11/02/2011



O Convite


Autor: Eduardo Silveira



Fora uma noite quente, cheia de sonhos e sobressaltos .
Pela manhã, Sonja abriu os olhos, ofuscados pelos raios de sol que invadiam o quarto e, lentamente, começou a organizar seus pensamentos. Olhou o relógio que estava sobre a mesinha de cabeceira, e viu que já eram onze e meia.
Nossa! - pensou ela. - Preciso me levantar para preparar o lanche do menino, tenho que preparar o almoço, tenho que cuidar do...- parou por um instante.
Não! - Disse a si mesma. - O que estou fazendo? - perguntou-se.
Não precisava mais fazer toda aquela rotina que por anos, haviam feito parte de seu cotidiano. No dia anterior, seu marido havia sido sepultado. Remexeu-se na cama, ajeitou-se melhor. Começou a refletir sobre os fatos que haviam antecedido aquele dia.
Lembrou-se da ida para o hospital, onde fora internar seu marido. Lembrou-se do momento em que percebera que ele, não mais respirava. Da emoção e desespero dela e da filha. Depois, lembrou-se dos outros filhos chegando, quando ela já estava em casa.
Eram quadros que, tal e qual a um filme, iam passeando pela sua mente, lentos e nitidamente. Virou o rosto para a janela e viu o espectro visível dos raios de sol, invadindo, iluminando e aquecendo suave e intensamente uma parte da colcha que a cobria. Sentiu o seu calor aconchegante sob as cobertas.
Novamente seus pensamentos voltaram-se para o dia anterior. Lembrou dos parentes, dos amigos, do bonito sermão do padre, e...seus olhos se umedeceram. Respirou profundamente, e sentiu-se agradecida pela delicadeza daquelas pessoas que haviam lhe proporcionado momentos de conforto com suas palavras de carinho, força e incentivo. Sentira-se amada.
E, continuando naquele devaneio, ficou relembrando outros fatos acontecidos.

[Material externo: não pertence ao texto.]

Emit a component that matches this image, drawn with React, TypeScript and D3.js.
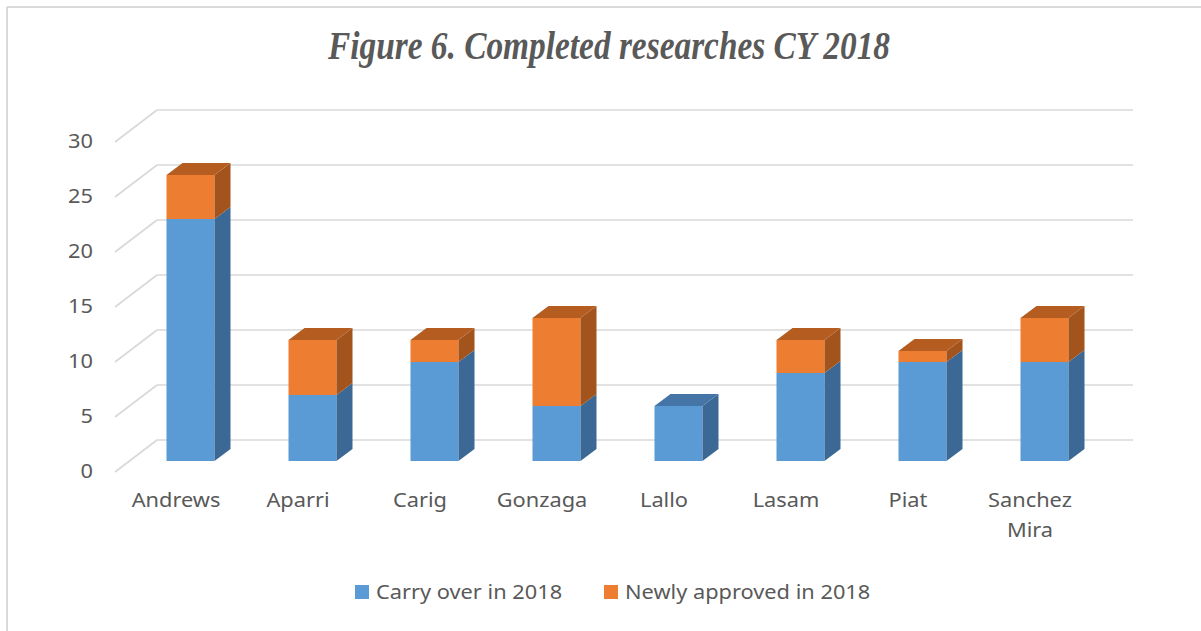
import React from "react";
import * as d3 from "d3";

const categories = ["Andrews", "Aparri", "Carig", "Gonzaga", "Lallo", "Lasam", "Piat", "Sanchez Mira"];
const carryOver = [22, 6, 9, 5, 5, 8, 9, 9];
const newlyApproved = [4, 5, 2, 8, 0, 3, 1, 4];
const seriesNames = ["Carry over in 2018", "Newly approved in 2018"];
const yTicks = [0, 5, 10, 15, 20, 25, 30];
const titleText = "Figure 6. Completed researches CY 2018";

const W = 1201;
const H = 631;
const FRONT_X0 = 115;
const FRONT_X1 = 1091;
const FLOOR_DX = 42;
const FLOOR_DY = -32;
const BAR_OFF_DX = 14.5;
const BAR_OFF_DY = -11;
const BAR_DX = 16;
const BAR_DY = -12;
const BAR_W = 48;
const SX = 1.09;

const colors = [
  { front: "#5B9BD5", side: "#3B6894", top: "#4574A6" },
  { front: "#ED7D31", side: "#A3531C", top: "#B55D20" },
];

const textColor = "#595959";
const gridColor = "#D9D9D9";
const font = "'Noto Sans', sans-serif";

export default function App() {
  const x = d3.scaleBand<string>().domain(categories).range([FRONT_X0, FRONT_X1]).padding(0);
  const y = d3.scaleLinear().domain([0, 30]).range([472, 142]);

  const series = [carryOver, newlyApproved];

  const bars: React.ReactNode[] = [];
  categories.forEach((c, i) => {
    const cx = (x(c) as number) + x.bandwidth() / 2 + BAR_OFF_DX;
    const x0 = cx - BAR_W / 2;
    const x1 = cx + BAR_W / 2;
    let base = 0;
    let topIdx = -1;
    series.forEach((s, k) => {
      if (s[i] > 0) topIdx = k;
    });
    series.forEach((s, k) => {
      const v = s[i];
      if (v <= 0) return;
      const yb = y(base) + BAR_OFF_DY;
      const yt = y(base + v) + BAR_OFF_DY;
      const col = colors[k];
      bars.push(
        <g key={`${c}-${k}`}>
          <rect x={x0} y={yt} width={BAR_W} height={yb - yt} fill={col.front} />
          <path
            d={`M${x1},${yt}L${x1 + BAR_DX},${yt + BAR_DY}L${x1 + BAR_DX},${yb + BAR_DY}L${x1},${yb}Z`}
            fill={col.side}
          />
          {k === topIdx && (
            <path
              d={`M${x0},${yt}L${x0 + BAR_DX},${yt + BAR_DY}L${x1 + BAR_DX},${yt + BAR_DY}L${x1},${yt}Z`}
              fill={col.top}
            />
          )}
        </g>
      );
      base += v;
    });
  });

  return (
    <svg width={W} height={H} style={{ position: "absolute", left: 0, top: 0, background: "#fff" }}>
      <rect x={0} y={0} width={W} height={H} fill="#fff" />
      <line x1={7} y1={7} x2={W} y2={7} stroke={gridColor} strokeWidth={2} />
      <line x1={7} y1={7} x2={7} y2={H} stroke={gridColor} strokeWidth={2} />

      <text
        x={609}
        y={59}
        textAnchor="middle"
        fontFamily="'Liberation Serif', 'Times New Roman', serif"
        fontStyle="italic"
        fontWeight="bold"
        fontSize={40}
        fill={textColor}
        textLength={562}
        lengthAdjust="spacingAndGlyphs"
      >
        {titleText}
      </text>

      {yTicks.map((t) => (
        <g key={t}>
          <line
            x1={FRONT_X0}
            y1={y(t)}
            x2={FRONT_X0 + FLOOR_DX}
            y2={y(t) + FLOOR_DY}
            stroke={gridColor}
            strokeWidth={1.6}
          />
          <line
            x1={FRONT_X0 + FLOOR_DX}
            y1={y(t) + FLOOR_DY}
            x2={FRONT_X1 + FLOOR_DX}
            y2={y(t) + FLOOR_DY}
            stroke={gridColor}
            strokeWidth={1.6}
          />
          <g transform={`translate(93,${y(t) - 2}) scale(${SX},1)`}>
            <text
              x={0}
              y={0}
              textAnchor="end"
              dominantBaseline="central"
              fontFamily={font}
              fontSize={20}
              fill={textColor}
            >
              {t}
            </text>
          </g>
        </g>
      ))}

      {bars}

      {categories.map((c) => {
        const words = c.split(" ");
        const cx = (x(c) as number) + x.bandwidth() / 2;
        return (
          <g key={c} transform={`translate(${cx},0) scale(${SX},1)`}>
            <text textAnchor="middle" fontFamily={font} fontSize={20} fill={textColor}>
              {words.map((w, j) => (
                <tspan key={j} x={0} y={507 + j * 30}>
                  {w}
                </tspan>
              ))}
            </text>
          </g>
        );
      })}

      {seriesNames.map((n, k) => {
        const lx = k === 0 ? 355 : 604;
        return (
          <g key={n}>
            <rect x={lx} y={585} width={14} height={14} fill={colors[k].front} />
            <g transform={`translate(${lx + 21},599) scale(${SX},1)`}>
              <text x={0} y={0} fontFamily={font} fontSize={20} fill={textColor}>
                {n}
              </text>
            </g>
          </g>
        );
      })}
    </svg>
  );
}
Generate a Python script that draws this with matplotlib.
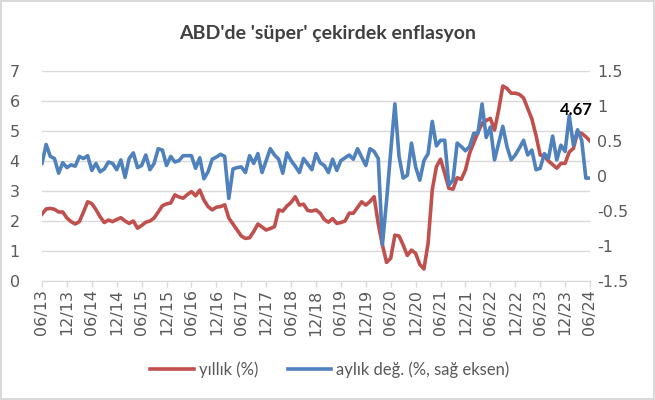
import numpy as np
import matplotlib
matplotlib.use("Agg")
import matplotlib.pyplot as plt

# yıllık süper çekirdek enflasyon (%), aylık, 06/13 - 06/24
yillik = [2.23, 2.40, 2.42, 2.39, 2.30, 2.30, 2.10, 1.98, 1.90, 1.98,
          2.30, 2.64, 2.58, 2.38, 2.14, 1.95, 2.03, 1.98, 2.05, 2.11,
          2.00, 1.92, 2.00, 1.76, 1.85, 1.96, 2.00, 2.10, 2.30, 2.51,
          2.57, 2.60, 2.87, 2.80, 2.76, 2.88, 2.98, 2.84, 3.03, 2.70,
          2.48, 2.37, 2.46, 2.48, 2.54, 2.10, 1.90, 1.70, 1.50, 1.42,
          1.44, 1.65, 1.90, 1.80, 1.70, 1.75, 1.81, 2.37, 2.33, 2.50,
          2.62, 2.81, 2.53, 2.56, 2.35, 2.33, 2.37, 2.26, 2.05, 1.96,
          2.08, 1.92, 1.95, 2.00, 2.26, 2.26, 2.45, 2.64, 2.53, 2.65,
          2.81, 1.90, 1.20, 0.62, 0.76, 1.53, 1.50, 1.20, 0.85, 1.03,
          0.92, 0.55, 0.40, 1.26, 3.03, 3.81, 4.06, 3.59, 3.09, 3.06,
          3.44, 3.39, 3.70, 4.26, 4.61, 4.95, 5.25, 5.35, 5.42, 5.03,
          5.70, 6.50, 6.42, 6.26, 6.26, 6.22, 6.10, 5.75, 5.40, 4.85,
          4.20, 4.16, 4.00, 3.88, 3.76, 3.92, 3.92, 4.30, 4.42, 4.95,
          4.92, 4.81, 4.67]

# aylık değişim (%), sağ eksen
aylik = [0.18, 0.45, 0.28, 0.25, 0.04, 0.19, 0.12, 0.16, 0.14, 0.28,
         0.25, 0.29, 0.08, 0.18, 0.06, 0.10, 0.20, 0.18, 0.09, 0.23,
         -0.02, 0.25, 0.33, 0.12, 0.15, 0.30, 0.09, 0.18, 0.39, 0.37,
         0.15, 0.28, 0.20, 0.22, 0.29, 0.29, 0.29, 0.11, 0.26, -0.04,
         0.06, 0.24, 0.27, 0.31, 0.28, -0.32, 0.10, 0.12, 0.13, 0.05,
         0.29, 0.18, 0.32, 0.05, 0.22, 0.39, 0.30, 0.24, 0.04, 0.33,
         0.22, 0.14, 0.05, 0.25, 0.17, 0.09, 0.32, 0.19, 0.15, 0.05,
         0.24, 0.08, 0.22, 0.26, 0.30, 0.24, 0.39, 0.27, 0.15, 0.39,
         0.35, 0.25, -0.98, -0.35, 0.35, 1.03, 0.28, -0.03, 0.01, 0.47,
         0.13, -0.06, 0.22, 0.32, 0.78, 0.43, 0.51, 0.51, -0.13, -0.06,
         0.47, 0.42, 0.36, 0.42, 0.61, 0.61, 1.03, 0.55, 0.70, 0.23,
         0.47, 0.71, 0.42, 0.23, 0.30, 0.40, 0.51, 0.30, 0.37, 0.09,
         0.11, 0.32, 0.25, 0.57, 0.23, 0.44, 0.35, 0.86, 0.44, 0.66,
         0.51, -0.03, -0.03]

tarih_etiketleri = ["06/13", "12/13", "06/14", "12/14", "06/15", "12/15",
                    "06/16", "12/16", "06/17", "12/17", "06/18", "12/18",
                    "06/19", "12/19", "06/20", "12/20", "06/21", "12/21",
                    "06/22", "12/22", "06/23", "12/23", "06/24"]

sol_ticks = [0, 1, 2, 3, 4, 5, 6, 7]
sag_ticks = [-1.5, -1, -0.5, 0, 0.5, 1, 1.5]
sag_etiketler = ["-1.5", "-1", "-0.5", "0", "0.5", "1", "1.5"]

kirmizi = "#C0504D"
mavi = "#4F81BD"
gri = "#595959"
grid_renk = "#D9D9D9"

x = np.arange(len(yillik))

fig = plt.figure(figsize=(6.55, 4.0), dpi=100)
fig.patch.set_edgecolor(grid_renk)
fig.patch.set_linewidth(1.5)
ax = fig.add_axes([42 / 655, 1 - 281 / 400, (590 - 42) / 655, (281 - 71) / 400])
ax2 = ax.twinx()

ax.plot(x, yillik, color=kirmizi, lw=2.6, solid_joinstyle="round", label="yıllık (%)")
ax2.plot(x, aylik, color=mavi, lw=2.6, solid_joinstyle="round", label="aylık değ. (%, sağ eksen)")

ax.set_xlim(0, len(yillik) - 1)
ax.set_ylim(0, 7)
ax2.set_ylim(-1.5, 1.5)

ax.set_yticks(sol_ticks)
ax2.set_yticks(sag_ticks)
ax2.set_yticklabels(sag_etiketler)
ax.set_xticks(np.arange(0, len(yillik), 6))
ax.set_xticklabels(tarih_etiketleri, rotation=90)

ax.grid(axis="y", color=grid_renk, lw=1)
ax.set_axisbelow(True)
for a in (ax, ax2):
    for s in ("top", "left", "right"):
        a.spines[s].set_visible(False)
    a.spines["bottom"].set_color(grid_renk)
ax2.spines["bottom"].set_visible(False)

ax.tick_params(axis="x", colors=grid_renk, length=4, width=1, pad=2,
               labelcolor=gri, labelsize=11.5)
ax.tick_params(axis="y", length=0, pad=16, labelcolor=gri, labelsize=11.5)
ax2.tick_params(axis="y", length=0, pad=5, labelcolor=gri, labelsize=11.5)
for t in ax.get_yticklabels():
    t.set_ha("right")

# son değer etiketi (sağ eksen etiketine binmesin diye biraz sola)
ax2.annotate("4.67", xy=(x[-1], yillik[-1]), xycoords=ax.transData,
             xytext=(-10, 22), textcoords="offset points", ha="center", va="center",
             fontsize=12, fontweight="bold", color="black", family="Lato")

fig.text(0.5, 1 - 33 / 400, "ABD'de 'süper' çekirdek enflasyon", ha="center", va="center",
         fontsize=14, fontweight="bold", color="#404040", family="Lato")

h1, l1 = ax.get_legend_handles_labels()
h2, l2 = ax2.get_legend_handles_labels()
fig.legend(h1 + h2, l1 + l2, loc="center", bbox_to_anchor=(330 / 655, 1 - 370 / 400),
           ncol=2, frameon=False, handlelength=2.6, handletextpad=0.3, columnspacing=1.8,
           prop={"family": "Lato", "size": 12}, labelcolor=gri)

fig.savefig("out.png", dpi=100)
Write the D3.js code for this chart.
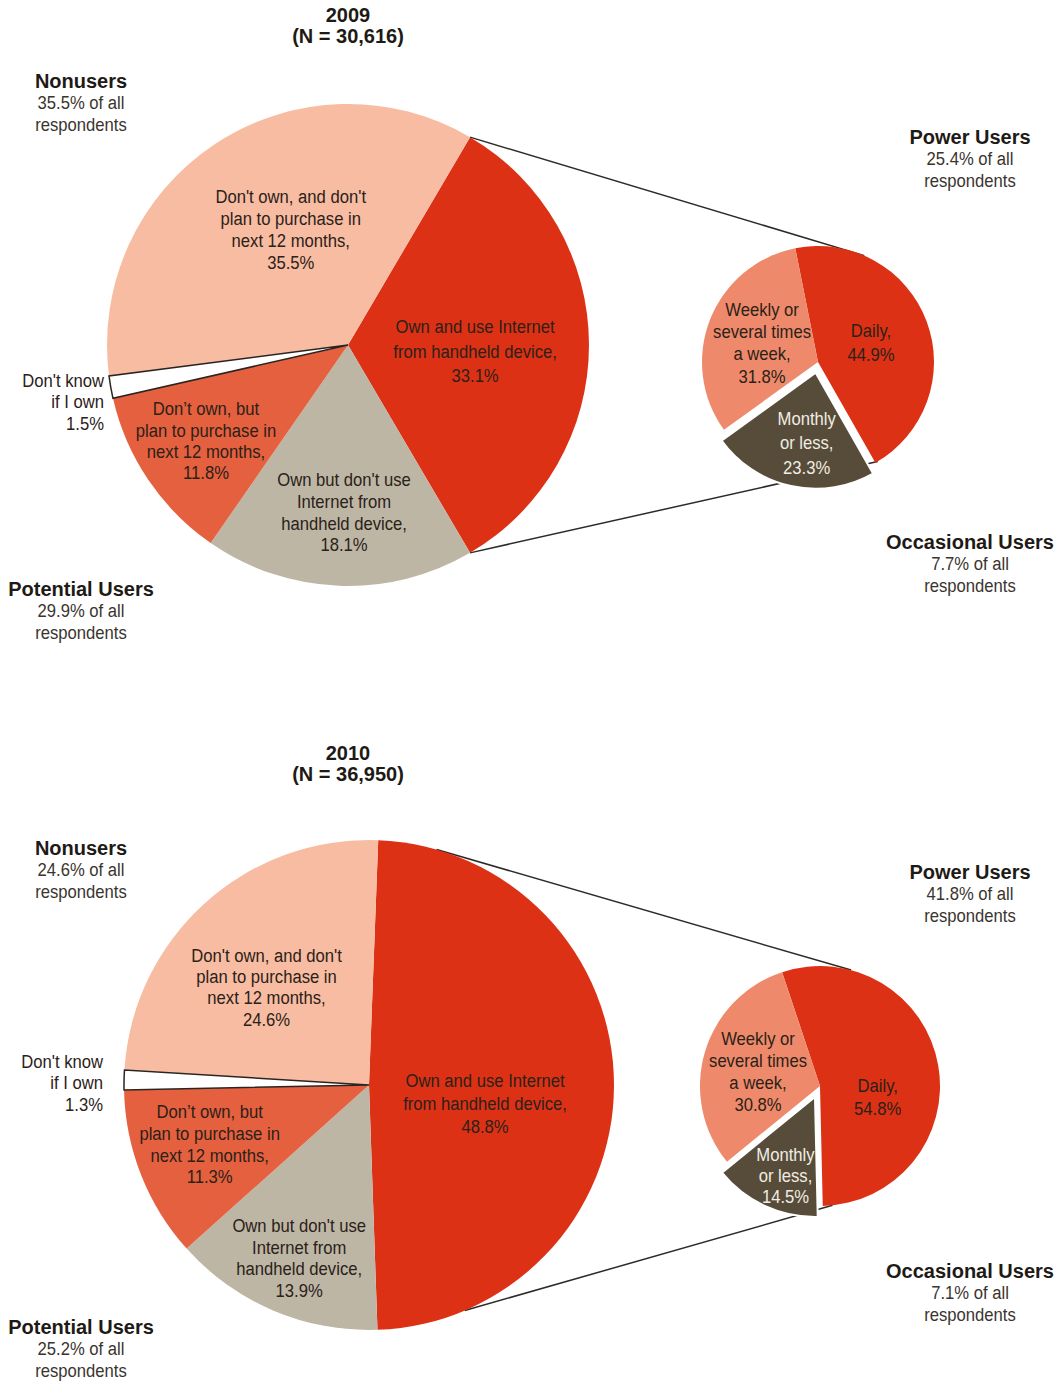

De repente, deu-se conta que a casa estava muito silenciosa. A filha, provavelmente, aquela hora, já deveria ter tomado as providencias, referente as tarefas do almoço, e preparado tudo. Ela confiava nos filhos, e sabia que, o fato de ninguém ainda tê-la acordado ou feito algum barulho mais alto na casa, era a prova de que estavam querendo protegê-la e deixá-la descansar o máximo possível.
Durante os últimos cinco anos, Sonja cuidara diariamente do marido. Havia sido uma luta árdua, diária e contínua. A doença dele aos poucos, fora se agravando, terminalmente. Os filhos, longe, a visitavam sempre que possível, mas eles tinham as suas obrigações, precisavam trabalhar e cuidar das suas famílias, e não podiam ajudá-la naquela tarefa de cuidados diários.
Ela, nos últimos cinco anos, havia se desdobrado em ser mãe, avó, babá, esposa, mulher, administradora do lar, chefe de família, enfim, eram muitas as atribuições que sobre ela recaiam.
E ela ali, no comando, segurando o leme. Às vezes, sufocada pela avalanche de problemas que surgiam, mas também mantendo a segurança serena de um velho timoneiro, que vê o seu navio erguer-se aos píncaros de uma onda gigante, para em seguida mergulhar num abismo de profunda escuridão. E, depois de momentos de completa submersão, ressurgir, impávida e bravamente, por entre as águas turbulentas, como se a avisar ao mar... - Ainda estou na luta!
E assim havia sido a sua vida, até aquele momento.
Mas, e agora? - perguntou-se, e não soube responder.
Como vai ser daqui pra frente? - continuou se perguntando.
Certamente que essa resposta ela não teria de imediato. Mas precisava descobrir. E o ato de descobrir algo é, no mínimo, impactante! E se, este ato for de ordem pessoal, aí então, é deveras, intimidador. E sendo assim, a primeira coisa que ela tinha de fazer era levantar-se da cama. Tomar um bom e demorado banho. Vestir-se calmamente e, antes de abrir a porta do quarto, respirar fundo, encher-se de coragem e decidir que, a partir daquele momento, como ela havia cuidado com todo amor e carinho, do marido, dos filhos e dos netos, agora era a hora dela cuidar de uma pessoa que, por muito tempo, havia sido relegada a um segundo plano. Ela mesma.
E num ímpeto de ousadia, abriu a porta.
A felicidade sorriu, estendendo-lhe a mão e convidando-a para um novo recomeço.
Sonja retribuiu o sorriso, discretamente, e... aceitou o convite.